Proposed database would track federal spending
House and Senate bills differ in whether contracts would be included in addition to grants.
A Senate measure debated in committee on Tuesday would boost the transparency and accessibility of federal contract and grant spending, but political and logistical challenges could hinder its approval.
Supporters of the Federal Funding Accountability and Transparency Act (S. 2590) testified that the bill presents a bilateral approach to trimming federal spending by enhancing public scrutiny of expenditures. The measure would require the Office of Management and Budget to oversee creation of a free, searchable, Web-accessible database with detailed information on grants and contracts awarded by the federal government.

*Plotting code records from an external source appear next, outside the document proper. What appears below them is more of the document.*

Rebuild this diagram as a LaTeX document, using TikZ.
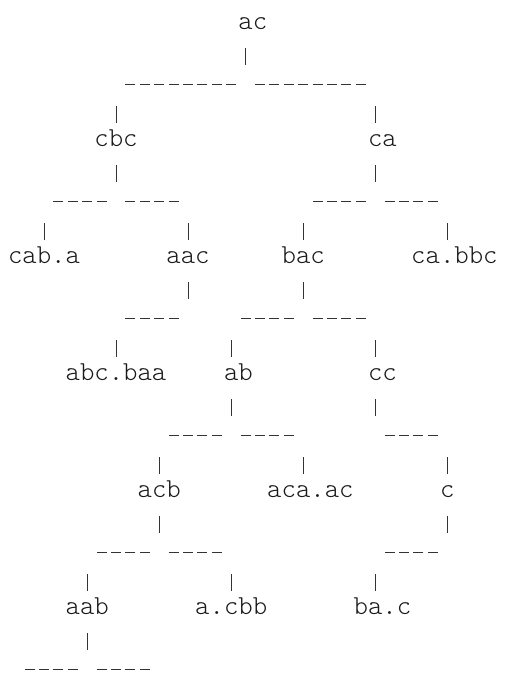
\documentclass[tikz,border=0pt]{standalone}
\usepackage{fontspec}
\setmonofont{Latin Modern Mono Light}
\usepackage{tikz}
\usetikzlibrary{positioning}
\tikzstyle{word}=[%
      anchor=mid, inner sep=0pt, text=black!90,
      font=\ttfamily\fontsize{27.4pt}{30pt}\selectfont
]
\tikzstyle{pipe}=[%
      draw=black!80, line width=0.9pt
]
\tikzstyle{bar}=[%
      draw=black!80, line width=0.9pt, dash pattern=on 10pt off 4.4pt
]
\begin{document}
\begin{tikzpicture}[x=14.4pt, y=29.25pt]
\useasboundingbox (-15.2pt,27pt) rectangle (493.8pt,-648pt);

\node[word](ac) at (16.5,0){ac};
\node[word](cbc) at (7,-4){cbc};
\node[word](ca) at (25.5,-4){ca};
\node[word](cab-a) at (2,-8){cab.a};
\node[word](aac) at (12,-8){aac};
\node[word](bac) at (20,-8){bac};
\node[word](ca-bbc) at (30.5,-8){ca.bbc};
\node[word](abc-baa) at (7,-12){abc.baa};
\node[word](ab) at (15.5,-12){ab};
\node[word](cc) at (25.5,-12){cc};
\node[word](acb) at (10,-16){acb};
\node[word](aca-ac) at (20.5,-16){aca.ac};
\node[word](c) at (30,-16){c};
\node[word](aab) at (5,-20){aab};
\node[word](a-cbb) at (15,-20){a.cbb};
\node[word](ba-c) at (25.5,-20){ba.c};

% ac
\draw[pipe](ac.mid) ++(-0.5,-0.71) -- ++(0,-0.58);
\draw[bar](ac.mid) ++(-1.153,-1.95) -- ++(-7.694,0);
\draw[bar](ac.mid) ++(0.153,-1.95) -- ++(7.694,0);
\draw[pipe](cbc.mid) ++(0,0.71) -- ++(0,0.58);
\draw[pipe](ca.mid) ++(-0.5,0.71) -- ++(0,0.58);

% cbc
\draw[pipe](cbc.mid) ++(0,-0.71) -- ++(0,-0.58);
\draw[bar](cbc.mid) ++(-0.653,-1.95) -- ++(-3.694,0);
\draw[bar](cbc.mid) ++(0.653,-1.95) -- ++(3.694,0);
\draw[pipe](cab-a.mid) ++(0,0.71) -- ++(0,0.58);
\draw[pipe](aac.mid) ++(0,0.71) -- ++(0,0.58);

% ca
\draw[pipe](ca.mid) ++(-0.5,-0.71) -- ++(0,-0.58);
\draw[bar](ca.mid) ++(-1.153,-1.95) -- ++(-3.694,0);
\draw[bar](ca.mid) ++(0.153,-1.95) -- ++(3.694,0);
\draw[pipe](bac.mid) ++(0,0.71) -- ++(0,0.58);
\draw[pipe](ca-bbc.mid) ++(-0.5,0.71) -- ++(0,0.58);

% aac
\draw[pipe](aac.mid) ++(0,-0.71) -- ++(0,-0.58);
\draw[bar](aac.mid) ++(-0.653,-1.95) -- ++(-3.694,0);
\draw[pipe](abc-baa.mid) ++(0,0.71) -- ++(0,0.58);

% bac
\draw[pipe](bac.mid) ++(0,-0.71) -- ++(0,-0.58);
\draw[bar](bac.mid) ++(-0.653,-1.95) -- ++(-3.694,0);
\draw[bar](bac.mid) ++(0.653,-1.95) -- ++(3.694,0);
\draw[pipe](ab.mid) ++(-0.5,0.71) -- ++(0,0.58);
\draw[pipe](cc.mid) ++(-0.5,0.71) -- ++(0,0.58);

% ab
\draw[pipe](ab.mid) ++(-0.5,-0.71) -- ++(0,-0.58);
\draw[bar](ab.mid) ++(-1.153,-1.95) -- ++(-3.694,0);
\draw[bar](ab.mid) ++(0.153,-1.95) -- ++(3.694,0);
\draw[pipe](acb.mid) ++(0,0.71) -- ++(0,0.58);
\draw[pipe](aca-ac.mid) ++(-0.5,0.71) -- ++(0,0.58);

% cc
\draw[pipe](cc.mid) ++(-0.5,-0.71) -- ++(0,-0.58);
\draw[bar](cc.mid) ++(0.153,-1.95) -- ++(3.694,0);
\draw[pipe](c.mid) ++(0,0.71) -- ++(0,0.58);

% acb
\draw[pipe](acb.mid) ++(0,-0.71) -- ++(0,-0.58);
\draw[bar](acb.mid) ++(-0.653,-1.95) -- ++(-3.694,0);
\draw[bar](acb.mid) ++(0.653,-1.95) -- ++(3.694,0);
\draw[pipe](aab.mid) ++(0,0.71) -- ++(0,0.58);
\draw[pipe](a-cbb.mid) ++(0,0.71) -- ++(0,0.58);

% c
\draw[pipe](c.mid) ++(0,-0.71) -- ++(0,-0.58);
\draw[bar](c.mid) ++(-0.653,-1.95) -- ++(-3.694,0);
\draw[pipe](ba-c.mid) ++(-0.5,0.71) -- ++(0,0.58);

% aab
\draw[pipe](aab.mid) ++(0,-0.71) -- ++(0,-0.58);
\draw[bar](aab.mid) ++(-0.653,-1.95) -- ++(-3.694,0);
\draw[bar](aab.mid) ++(0.653,-1.95) -- ++(3.694,0);
\end{tikzpicture}
\end{document}
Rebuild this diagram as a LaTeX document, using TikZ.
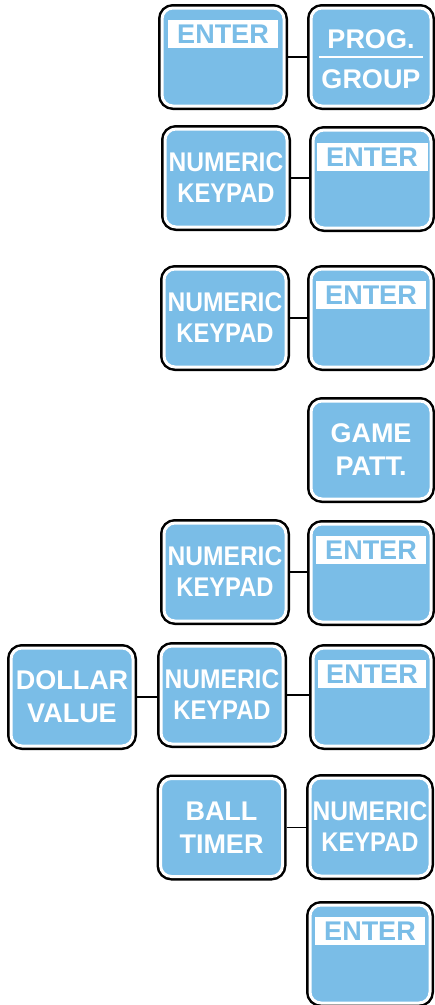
\documentclass[tikz,border=0pt]{standalone}
\usepackage{fontspec}
\setmainfont{Liberation Sans}
\usepackage{graphicx}
\definecolor{keyblue}{HTML}{7ABDE7}
\newcommand{\keyfont}{\fontsize{27}{33}\selectfont\bfseries}
\newcommand{\numfont}{\fontsize{27}{31}\selectfont\bfseries}
\newcommand{\numkey}{\scalebox{0.91}[1]{NUMERIC}\\\scalebox{0.88}[1]{KEYPAD}}
\tikzset{
  keybox/.style={rounded corners=11pt, fill=keyblue, draw=white, line width=3pt,
    preaction={draw=black, line width=8pt},
    minimum width=122pt, minimum height=98pt, inner sep=0pt, outer sep=4pt,
    text=white, font=\keyfont, align=center},
  numbox/.style={keybox, font=\numfont},
  enterlbl/.style={fill=white, text=keyblue, font=\keyfont, minimum width=110pt,
    minimum height=28pt, inner sep=0pt, text height=19.5pt, text depth=0pt},
  lbl/.style={text=white, font=\keyfont, inner sep=0pt, text height=19.5pt, text depth=0pt},
  link/.style={draw=black, line width=1.6pt}
}
\begin{document}
\begin{tikzpicture}[x=1pt,y=-1pt]
\useasboundingbox (0,0) rectangle (435,1005);
% row 1
\node[keybox] (E1) at (223,57) {};
\node[keybox, minimum width=120pt] (PG) at (371,57) {};
\node[enterlbl] (E1l) at ([yshift=-30pt]E1.north) {ENTER};
\node[lbl] (PGa) at ([yshift=-35pt]PG.north) {PROG.};
\node[lbl] (PGb) at ([yshift=-75pt]PG.north) {GROUP};
\draw[white, line width=2pt] ([xshift=-52pt]PG.center) coordinate (r1) -- ([xshift=52pt]PG.center) coordinate (r2);
\draw[link] (E1.east) -- (E1.east -| PG.west);
% row 2
\node[numbox] (N2) at (226,178) {\numkey};
\node[keybox, minimum width=118pt] (E2) at (372,179) {};
\node[enterlbl, minimum width=111pt] (E2l) at ([yshift=-31pt]E2.north) {ENTER};
\draw[link] (N2.east) -- (N2.east -| E2.west);
% row 3
\node[numbox] (N3) at (225,318) {\numkey};
\node[keybox, minimum width=120pt] (E3) at (371,318) {};
\node[enterlbl] (E3l) at ([yshift=-30pt]E3.north) {ENTER};
\draw[link] (N3.east) -- (N3.east -| E3.west);
% row 4
\node[keybox, minimum width=120pt] (GP) at (371,450) {GAME\\PATT.};
% row 5
\node[numbox] (N5) at (225,572) {\numkey};
\node[keybox, minimum width=120pt] (E5) at (371,573) {};
\node[enterlbl] (E5l) at ([yshift=-30pt]E5.north) {ENTER};
\draw[link] (N5.east) -- (N5.east -| E5.west);
% row 6
\node[keybox] (DV) at (72,697) {DOLLAR\\VALUE};
\node[numbox] (N6) at (222,695) {\numkey};
\node[keybox, minimum width=118pt] (E6) at (372,697) {};
\node[enterlbl, minimum width=108pt] (E6l) at ([yshift=-30pt]E6.north) {ENTER};
\draw[link] (DV.east) -- (DV.east -| N6.west);
\draw[link] (N6.east) -- (N6.east -| E6.west);
% row 7
\node[keybox] (BT) at (221.5,827.5) {BALL\\TIMER};
\node[numbox, minimum width=120pt] (N7) at (370,827) {\numkey};
\draw[link] (BT.east) -- (BT.east -| N7.west);
% row 8
\node[keybox, minimum width=120pt] (E8) at (370,954) {};
\node[enterlbl] (E8l) at ([yshift=-30pt]E8.north) {ENTER};
\end{tikzpicture}
\end{document}
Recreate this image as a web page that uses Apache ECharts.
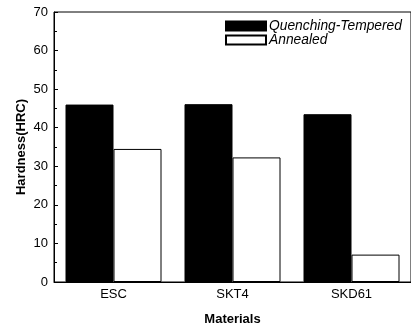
<!DOCTYPE html>
<html>
<head>
<meta charset="utf-8">
<script src="https://cdn.jsdelivr.net/npm/echarts@6/dist/echarts.min.js"></script>
<style>
  html, body { margin: 0; padding: 0; background: #fff; }
  #chart { width: 411px; height: 331px; }
</style>
</head>
<body>
<div id="chart"></div>
<script>
// 数据
const materials = ['ESC', 'SKT4', 'SKD61'];
const quenchingTempered = [46, 46.1, 43.5];
const annealed = [34.5, 32.3, 7.1];

const chart = echarts.init(document.getElementById('chart'));

const font = 'Arial, "Liberation Sans", sans-serif';

const option = {
    animation: false,
    grid: {
        left: 54,
        top: 12,
        width: 360,
        height: 270,
        show: true,
        borderColor: '#000',
        borderWidth: 1
    },
    legend: {
        left: 225,
        top: 19,
        padding: 0,
        orient: 'vertical',
        icon: 'rect',
        itemWidth: 40,
        itemHeight: 9,
        itemGap: 0,
        data: ['Quenching-Tempered', 'Annealed'],
        textStyle: {
            fontFamily: font,
            fontStyle: 'italic',
            fontSize: 13.8,
            color: '#000',
            padding: [0, 0, 0, -2]
        }
    },
    xAxis: {
        type: 'category',
        data: materials,
        name: 'Materials',
        nameLocation: 'middle',
        nameGap: 31,
        nameMoveOverlap: false,
        nameTextStyle: {
            fontFamily: font,
            fontWeight: 'bold',
            fontSize: 13,
            color: '#000'
        },
        axisLine: { lineStyle: { color: '#000', width: 1 } },
        axisTick: { show: false },
        axisLabel: {
            fontFamily: font,
            fontSize: 13,
            color: '#000',
            margin: 6
        }
    },
    yAxis: {
        type: 'value',
        min: 0,
        max: 70,
        interval: 10,
        name: 'Hardness(HRC)',
        nameLocation: 'middle',
        nameGap: 26,
        nameMoveOverlap: false,
        nameTextStyle: {
            fontFamily: font,
            fontWeight: 'bold',
            fontSize: 13,
            color: '#000'
        },
        axisLine: { show: true, lineStyle: { color: '#000', width: 1 } },
        axisTick: { show: true, inside: true, length: 4, lineStyle: { color: '#000' } },
        minorTick: { show: true, splitNumber: 2, length: 3, lineStyle: { color: '#000' } },
        splitLine: { show: false },
        axisLabel: {
            fontFamily: font,
            fontSize: 13,
            color: '#000',
            margin: 6
        }
    },
    series: [
        {
            name: 'Quenching-Tempered',
            type: 'bar',
            data: quenchingTempered,
            barWidth: 48,
            barGap: '0%',
            itemStyle: { color: '#000', borderColor: '#000', borderWidth: 1 }
        },
        {
            name: 'Annealed',
            type: 'bar',
            data: annealed,
            barWidth: 48,
            itemStyle: { color: '#fff', borderColor: '#000', borderWidth: 1 }
        }
    ]
};

chart.setOption(option);
</script>
</body>
</html>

The database would have to include entries for funding amount, location of performance, originating program and agency, and an entity's 10-year history of federal funding, and would have to be user-friendly to both experienced and casual visitors. Data would be added within 30 days of award, and exclusions would ensure the privacy of payments made to individuals, as well as those with national security sensitivities.
Co-sponsoring Sens. John McCain, R-Ariz., and Barack Obama, D-Ill., testified on behalf of the bill. "It shouldn't matter if you think government ought to spend more money or less money -- we can all agree that government ought to spend money efficiently," Obama said.
He called the measure a no-brainer, adding, "If government money can't withstand public scrutiny, then it shouldn't be spent."
Currently, "you just can't get this information," said Gary Bass, director of the Washington watchdog group OMB Watch, in testimony strongly supporting the measure. Bass said his group has been working on a database that will be publicly launched in October and will cobble together information currently available from the Federal Assistance Award Data System, a downloadable data file on federal grant activity published by the Census Bureau, and the Federal Procurement Data System, the General Services Administration's repository of contract information.
In written testimony, Bass described the limitations of each system, including timeliness, level of detail, unexplained data gaps, data quality and accessibility. Describing challenges to integrating the data sets, Bass lauded the proposal's requirement that a new system do more than link to existing resources.
Aside from the technical challenges, though, there are political and logistical roadblocks to creating a single repository for spending information.
Last month, the House passed a similar measure (H.R. 5060). But the system created by the House-passed bill would include only grants, not contracts. In testimony Tuesday, Bass said, "We fear that such efforts have less concern about fiscal accountability than about renewing a 25-year history of attacks on nonprofit grantees." He said the decision not to include contracts in the system reflected the priorities of co-sponsor Rep. Tom Davis, R-Va. -- whose district is among the top in federal contracts and near the bottom in grants -- more than the need for public scrutiny.
Bass also highlighted logistical challenges in how the bill would address subcontracts and subrecipients of grants.
As written, the bill would require tracking federal dollars to their final recipient. Bass indicated that subcontract dollars could be followed relatively easily, and agencies already track some subcontracts to show compliance with small business procurement requirements.
But subgrant tracking could be very complex, he said. Organizations that receive a combination of federal, state and local funds might not separate those out, making it difficult to identify the source of subsequent grants or contracts.
Additionally, states receive Community Development Block Grants that allow states and localities considerable discretion in allocating funds and are free from most federal spending rules. Increasing the federal oversight of how those grants are spent would significantly change the nature of the program, Bass said.
Sen. Tom Coburn, R-Okla., the bill's sponsor, discussed provisions that could ease the inclusion of subaward data in the bill. He suggested that subrecipient reporting be deferred to 2009, and a study and pilot program, which would be launched immediately, identify methods for data collection and reporting.
Sen. Susan Collins, R-Maine, chairwoman of the Senate Homeland Security and Governmental Affairs Committee, expressed her commitment to moving the bill out of committee as soon as possible.